Short exercise>
Leaving the pictures out, print the lines from the first line of the listing through the line containing "const titleText = '図１－１", exactly as they read, and no others.
==*==
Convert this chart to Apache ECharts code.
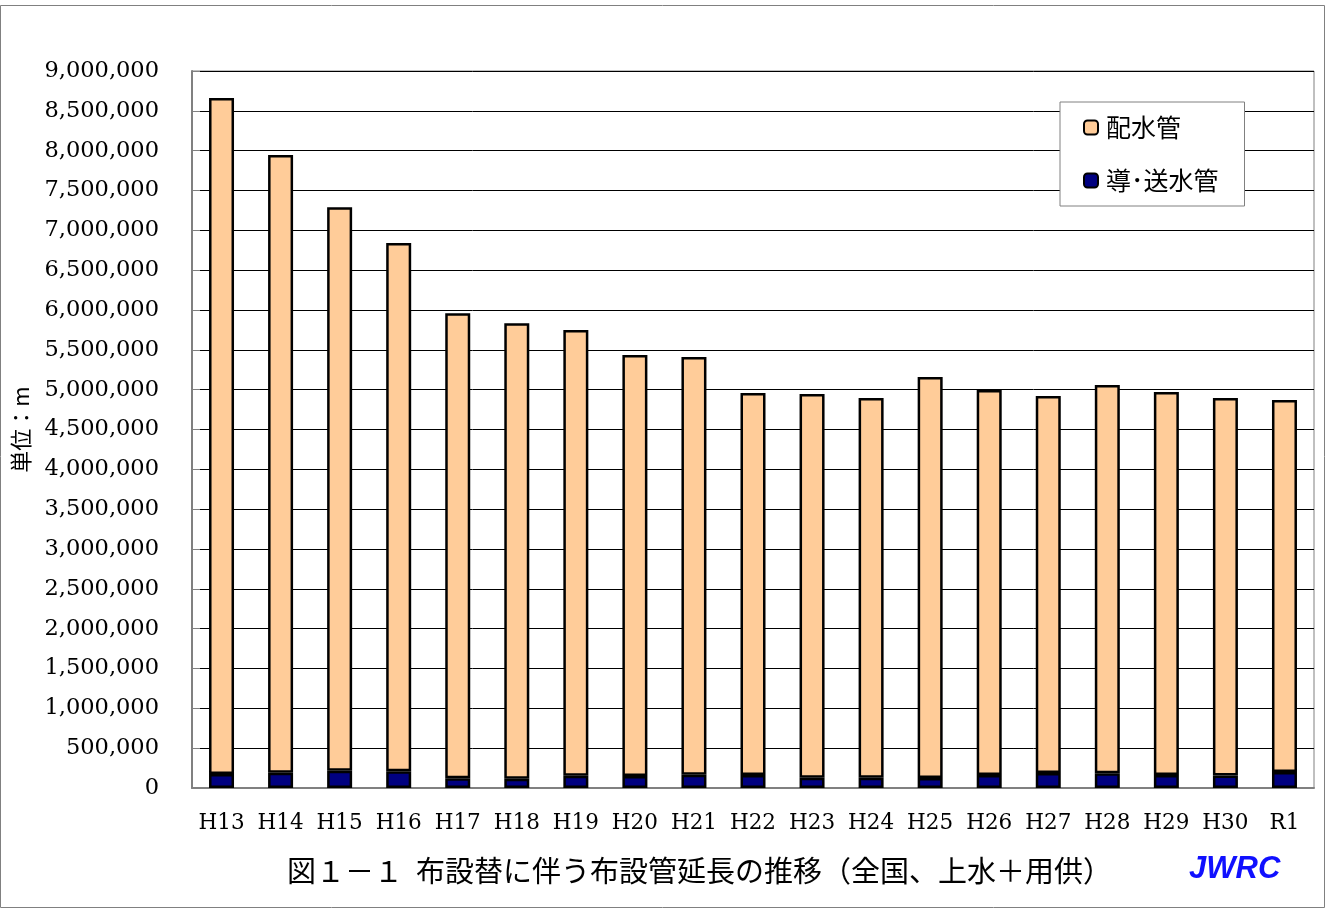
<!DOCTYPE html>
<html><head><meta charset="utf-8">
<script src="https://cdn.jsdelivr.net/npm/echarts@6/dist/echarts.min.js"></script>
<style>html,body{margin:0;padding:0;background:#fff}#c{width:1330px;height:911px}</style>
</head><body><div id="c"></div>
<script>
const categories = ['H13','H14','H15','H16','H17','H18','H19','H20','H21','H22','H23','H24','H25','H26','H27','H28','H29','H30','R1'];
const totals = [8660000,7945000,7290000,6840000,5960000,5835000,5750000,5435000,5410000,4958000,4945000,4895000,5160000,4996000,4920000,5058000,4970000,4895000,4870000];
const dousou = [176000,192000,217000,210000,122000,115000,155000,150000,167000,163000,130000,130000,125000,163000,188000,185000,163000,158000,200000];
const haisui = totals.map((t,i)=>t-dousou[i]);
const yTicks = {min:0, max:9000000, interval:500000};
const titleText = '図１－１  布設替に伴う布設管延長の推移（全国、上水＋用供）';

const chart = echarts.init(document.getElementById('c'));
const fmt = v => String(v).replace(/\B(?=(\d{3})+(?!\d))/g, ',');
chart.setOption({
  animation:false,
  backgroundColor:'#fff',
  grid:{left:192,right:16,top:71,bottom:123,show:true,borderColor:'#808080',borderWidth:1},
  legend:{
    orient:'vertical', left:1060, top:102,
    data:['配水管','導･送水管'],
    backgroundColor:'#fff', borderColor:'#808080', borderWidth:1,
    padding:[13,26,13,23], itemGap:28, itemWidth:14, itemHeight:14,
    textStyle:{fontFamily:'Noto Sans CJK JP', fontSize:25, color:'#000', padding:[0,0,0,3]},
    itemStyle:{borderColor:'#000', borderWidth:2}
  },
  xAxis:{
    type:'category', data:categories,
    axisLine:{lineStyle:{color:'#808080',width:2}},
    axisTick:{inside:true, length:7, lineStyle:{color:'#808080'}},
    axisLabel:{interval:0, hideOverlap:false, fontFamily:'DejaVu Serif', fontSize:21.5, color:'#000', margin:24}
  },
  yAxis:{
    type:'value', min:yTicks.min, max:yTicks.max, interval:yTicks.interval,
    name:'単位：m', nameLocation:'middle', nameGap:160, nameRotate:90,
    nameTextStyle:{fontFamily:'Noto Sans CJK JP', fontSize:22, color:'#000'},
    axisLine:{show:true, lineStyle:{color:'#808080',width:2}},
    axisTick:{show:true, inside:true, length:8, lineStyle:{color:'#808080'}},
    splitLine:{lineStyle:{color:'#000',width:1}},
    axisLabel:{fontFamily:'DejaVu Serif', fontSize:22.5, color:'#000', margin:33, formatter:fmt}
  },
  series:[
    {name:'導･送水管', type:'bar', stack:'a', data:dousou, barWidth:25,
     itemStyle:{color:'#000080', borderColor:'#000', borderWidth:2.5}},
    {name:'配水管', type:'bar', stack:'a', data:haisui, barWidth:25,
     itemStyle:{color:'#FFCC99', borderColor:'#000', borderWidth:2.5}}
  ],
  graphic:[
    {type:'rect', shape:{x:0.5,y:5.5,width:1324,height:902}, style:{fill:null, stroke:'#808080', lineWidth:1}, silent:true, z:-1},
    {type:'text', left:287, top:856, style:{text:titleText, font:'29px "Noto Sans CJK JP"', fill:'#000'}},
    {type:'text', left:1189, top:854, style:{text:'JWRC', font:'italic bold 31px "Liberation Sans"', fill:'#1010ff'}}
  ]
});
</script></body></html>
==*==
Result of the task>
Convert this chart to Apache ECharts code.
<!DOCTYPE html>
<html><head><meta charset="utf-8">
<script src="https://cdn.jsdelivr.net/npm/echarts@6/dist/echarts.min.js"></script>
<style>html,body{margin:0;padding:0;background:#fff}#c{width:1330px;height:911px}</style>
</head><body><div id="c"></div>
<script>
const categories = ['H13','H14','H15','H16','H17','H18','H19','H20','H21','H22','H23','H24','H25','H26','H27','H28','H29','H30','R1'];
const totals = [8660000,7945000,7290000,6840000,5960000,5835000,5750000,5435000,5410000,4958000,4945000,4895000,5160000,4996000,4920000,5058000,4970000,4895000,4870000];
const dousou = [176000,192000,217000,210000,122000,115000,155000,150000,167000,163000,130000,130000,125000,163000,188000,185000,163000,158000,200000];
const haisui = totals.map((t,i)=>t-dousou[i]);
const yTicks = {min:0, max:9000000, interval:500000};
const titleText = '図１－１  布設替に伴う布設管延長の推移（全国、上水＋用供）';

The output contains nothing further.